Departure for the Arctic
The icebreaker Polarstern departed from the Norwegian port of Tromsø on Friday the 20th of September for a new scientific mission around the North Pole. Around 600 experts will take turns on the ship, covering 2,500 kilometres in 390 days.
The mission mobilises 60 institutes from 19 countries and has a budget of 140 million euros. The Alfred Wegener Institute and the Helmholtz Centre for Polar and Marine Research (AWI) lead the scientific team, which aims to study the Arctic climate in-depth and, in particular, to collect data during the winter and spring months.
These data will be valuable in gaining a better understanding of the region’s contribution to climate change. Indeed, global warming is extreme in the Arctic. The ice is retreating dramatically. Nevertheless, the processes involved in this disaster are complicated for climatologists to decipher.
The departure date was fixed for when the ice cover was at its thinnest to allow the ship to advance as far as possible into the polar region.
A ship trapped in the ice
The mission was named MOSAiC, which stands for Multidisciplinary drifting Observatory for the Study of Arctic Climate. The ship will remain trapped in the ice and drift for many months with the pack ice, and its route cannot be known in advance. Researchers will build a network of stations on the ice around Polarstern, at a distance of up to 50 kilometres. These automated stations will then collect different types of measurements, and they will drift with the ship for more than 1,000 kilometres from first landfall.
A complex climatic interaction
Ice crystals form in the surface layer of the ocean. Lighter than liquid water, they rise to the surface, where they clump together. It is essential to have a good understanding of this mechanism, and more generally of the caloric transfers between the ocean and the atmosphere, for us to be able to predict climate change. Marine currents transport large quantities of energy from temperate latitudes to the Arctic.
Open water cracks are continually forming in the polar ice. Some of these cracks persist, while others close quickly. This open water absorbs the sun’s rays during the summer while the ocean’s heat and moisture dissipate into the air. Researchers are interested in these energy exchanges and the processes of transport, deformation, and melting of the ice during the annual cycle.
Gas exchanges between the ocean and the atmosphere are another critical area of study. These include carbon dioxide and methane, nitrogen oxides, and the processes of transport, deformation, and melting of ice during the annual cycle. Certain gases produced by algae are also thought to play an important and poorly understood role in the precipitation process. Furthermore, large quantities of methane are released by the thawing of permafrost along the Siberian coast. This gas is carried into the Arctic by ocean currents. It is unknown how much of this gas, which is very harmful to the climate, decomposes in the marine environment and is released into the atmosphere.

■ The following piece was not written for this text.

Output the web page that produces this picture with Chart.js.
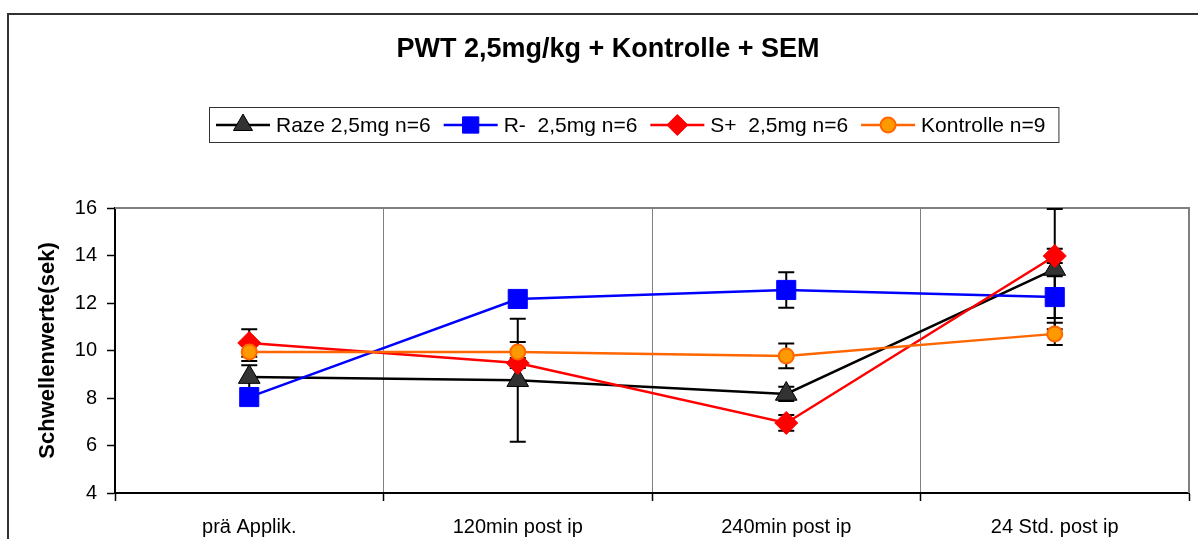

The Polarstern will also study plankton, inconspicuous organisms about which little is known even though they are one of the first links in the oceanic food chain. These small organisms survive the harshness of the polar winter and then multiply rapidly when the ice melts.
Four icebreaking ships and two aircraft will be used for refuelling and transporting personnel. An ice landing strip more than one kilometre long will therefore be built near the ship.
The Polarstern is a German ship that entered into service in 1982. It is 118 meters long, weighs 12,000 tonnes unladen and carries a crew of 44 people, plus around 50 researchers. It is estimated that the ship, even when stationary, will consume about 15 tonnes of fuel per day to heat and operate its equipment in a hostile environment where temperatures can drop to -50°C.
This exceptional research vessel can make its way through ice a metre and a half thick. It will be equipped with two onboard helicopters to install and maintain measuring stations, among other functions.
From the 1st of January 2023, all data collected by MOSAiC will be available free of charge. They will be made freely available for researchers, NGOs, governments, businesses, and ordinary citizens.